Today marks 10 years since the death of John Paul Getty III. Despite having an interest (possibly a genetic one) in true crime and being fully aware that kidnapping and brutal murder was rife in the 1970s, I found myself horrified when I learned this man’s story.


The 70s were infamous for the likes of Bundy, Dahmer, Gacy and the Zodiac committing horrible, evil crimes across America and yet despite knowing about that, it is hard to imagine a story like this taking place in beautiful, idyllic Italian locations such as Calabria and Rome. Of course, crime has always existed, but this decade saw better data collection and record keeping so I suppose one could say the knowledge surrounding crime had progressed and that, combined with the media, made all these cases go viral, or at least the 70s equivalent of going viral.


I cannot fathom how terrifying this ordeal must have been for young Paul (aged just 16) and what a difficult decision his grandfather faced. Morally speaking, I will admit I understand his grandfather’s rationale when originally refusing to pay a ransom of $17 million (equivalent to $98 million!), arguing that his other grandchildren could also become kidnap targets if he paid.

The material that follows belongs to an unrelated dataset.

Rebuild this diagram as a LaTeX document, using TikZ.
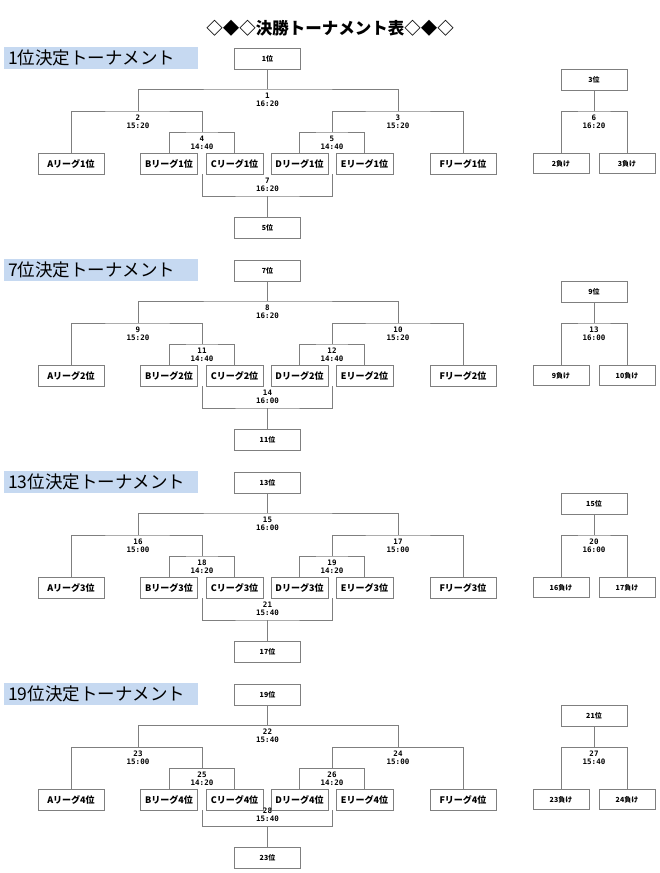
\documentclass[tikz,border=0pt]{standalone}
\usepackage{fontspec}
\setmainfont{Noto Sans CJK JP}
\newfontfamily\timefont{DejaVu Sans Mono}
\definecolor{linegray}{HTML}{7F7F7F}
\definecolor{headblue}{HTML}{C6D9F1}
\tikzset{
  wire/.style={draw=linegray, line width=0.8pt},
  rankbox/.style={draw=linegray, line width=0.8pt, minimum width=66pt, minimum height=21pt, inner sep=0pt, font=\bfseries\fontsize{7}{8}\selectfont},
  teambox/.style={rankbox, minimum width=57pt, font=\bfseries\fontsize{9}{10}\selectfont},
  losebox/.style={rankbox, minimum width=56pt, minimum height=20pt},
  game/.style={anchor=north, align=center, inner xsep=0pt, inner ysep=4pt, font=\timefont\bfseries\fontsize{7.5}{8}\selectfont},
  headbox/.style={fill=headblue, anchor=west, minimum height=22pt, text width=186pt, inner xsep=4pt, inner ysep=0pt, align=left, font=\fontsize{17.5}{20}\selectfont}
}

\begin{document}
\begin{tikzpicture}[x=1pt, y=-1pt]
\useasboundingbox (0,0) rectangle (660,873);
\node (title) [font=\bfseries\fontsize{16.5}{20}\selectfont] at (330,28) {◇◆◇決勝トーナメント表◇◆◇};
\foreach \i/\win/\low/\third/\n/\lo/\ka/\kb/\kc/\klose/\kright in {1/1/5/3/1/196/16:20/15:20/14:40/16:20/16:20, 2/7/11/9/8/196/16:20/15:20/14:40/16:00/16:00, 3/13/17/15/15/196/16:00/15:00/14:20/15:40/16:00, 4/19/23/21/22/190/15:40/15:00/14:20/15:40/15:40}{
\pgfmathtruncatemacro\off{212*(\i-1)}
\pgfmathtruncatemacro\mtwo{\n+1}
\pgfmathtruncatemacro\mthree{\n+2}
\pgfmathtruncatemacro\mfour{\n+3}
\pgfmathtruncatemacro\mfive{\n+4}
\pgfmathtruncatemacro\msix{\n+5}
\pgfmathtruncatemacro\mseven{\n+6}
\begin{scope}[shift={(0,\off)}]
\node (head) [headbox] at (4,58) {\win{}位決定トーナメント};
\node (top) [rankbox] at (267.5,58.5) {\win{}位};
\node (g1) [game] at (267.5,89) {\n\\\ka};
\node (g2) [game] at (138,111) {\mtwo\\\kb};
\node (g3) [game] at (398,111) {\mthree\\\kb};
\node (g4) [game] at (202,132) {\mfour\\\kc};
\node (g5) [game] at (332,132) {\mfive\\\kc};
\node (ta) [teambox, minimum width=66pt] at (71,163.5) {Aリーグ\i{}位};
\node (tb) [teambox] at (169,163.5) {Bリーグ\i{}位};
\node (tc) [teambox] at (234.5,163.5) {Cリーグ\i{}位};
\node (td) [teambox] at (299.5,163.5) {Dリーグ\i{}位};
\node (te) [teambox] at (364.5,163.5) {Eリーグ\i{}位};
\node (tf) [teambox, minimum width=66pt] at (463,163.5) {Fリーグ\i{}位};
\coordinate (sl) at (202,174);
\coordinate (sr) at (332,174);
\node (g7) [game, anchor=south] at (267.5,\lo) {\mseven\\\klose};
\node (bottom) [rankbox] at (267.5,\lo+31.5) {\low{}位};
\draw[wire] (top.south) -- (g1.north);
\draw[wire] (g2.north) |- (g1.north) -| (g3.north);
\draw[wire] (ta.north) |- (g2.north) -| (g4.north);
\draw[wire] (g5.north) |- (g3.north) -| (tf.north);
\draw[wire] (tb.north) |- (g4.north) -| (tc.north);
\draw[wire] (td.north) |- (g5.north) -| (te.north);
\draw[wire] (sl) |- (g7.south) -| (sr);
\draw[wire] (g7.south) -- (bottom.north);
\node (side) [rankbox] at (594,79.5) {\third{}位};
\node (g6) [game] at (594,111) {\msix\\\kright};
\node (la) [losebox] at (561,163.5) {\mtwo{}負け};
\node (lb) [losebox] at (627,163.5) {\mthree{}負け};
\draw[wire] (side.south) -- (g6.north);
\draw[wire] (la.north) |- (g6.north) -| (lb.north);
\end{scope}
}
\end{tikzpicture}
\end{document}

I find it hard to wrap my head around the fact that he had to be mutilated before a lower ransom of $3.2 million ($18.4 million equivalent) was agreed. Fortunately, he was then found at a petrol station in Lauria, Potenza on December 15th, 1973, having been kidnapped from the Piazza Farnese, Rome on July 10th, 1973 – amounting to just under 5 months of fear, mutilation, being incredibly sick and psychological abuse.

Not all his life was this terrifying thankfully. I read that he was in movies, consorted with Andy Warhol’s arty set in New York and had a child. I don't think he ever got over his early trauma and I certainly don't blame him! It is incredibly sad that he was severely handicapped following a drug and alcohol addiction. Sadly, one lethal cocktail of Valium, methadone and alcohol caused a stroke, quadriplegia, partial blindness and left him unable to speak. Despite some rare glimpses of happiness, I find his story tragic.


More details of the young life of John Paul Getty III can be found in John’s Painfully Rich and is portrayed by Harris Dickinson in Danny Boyle’s Trust and Charlie Plummer in Sir Ridley Scott’s All the Money in the World, based on Painfully Rich.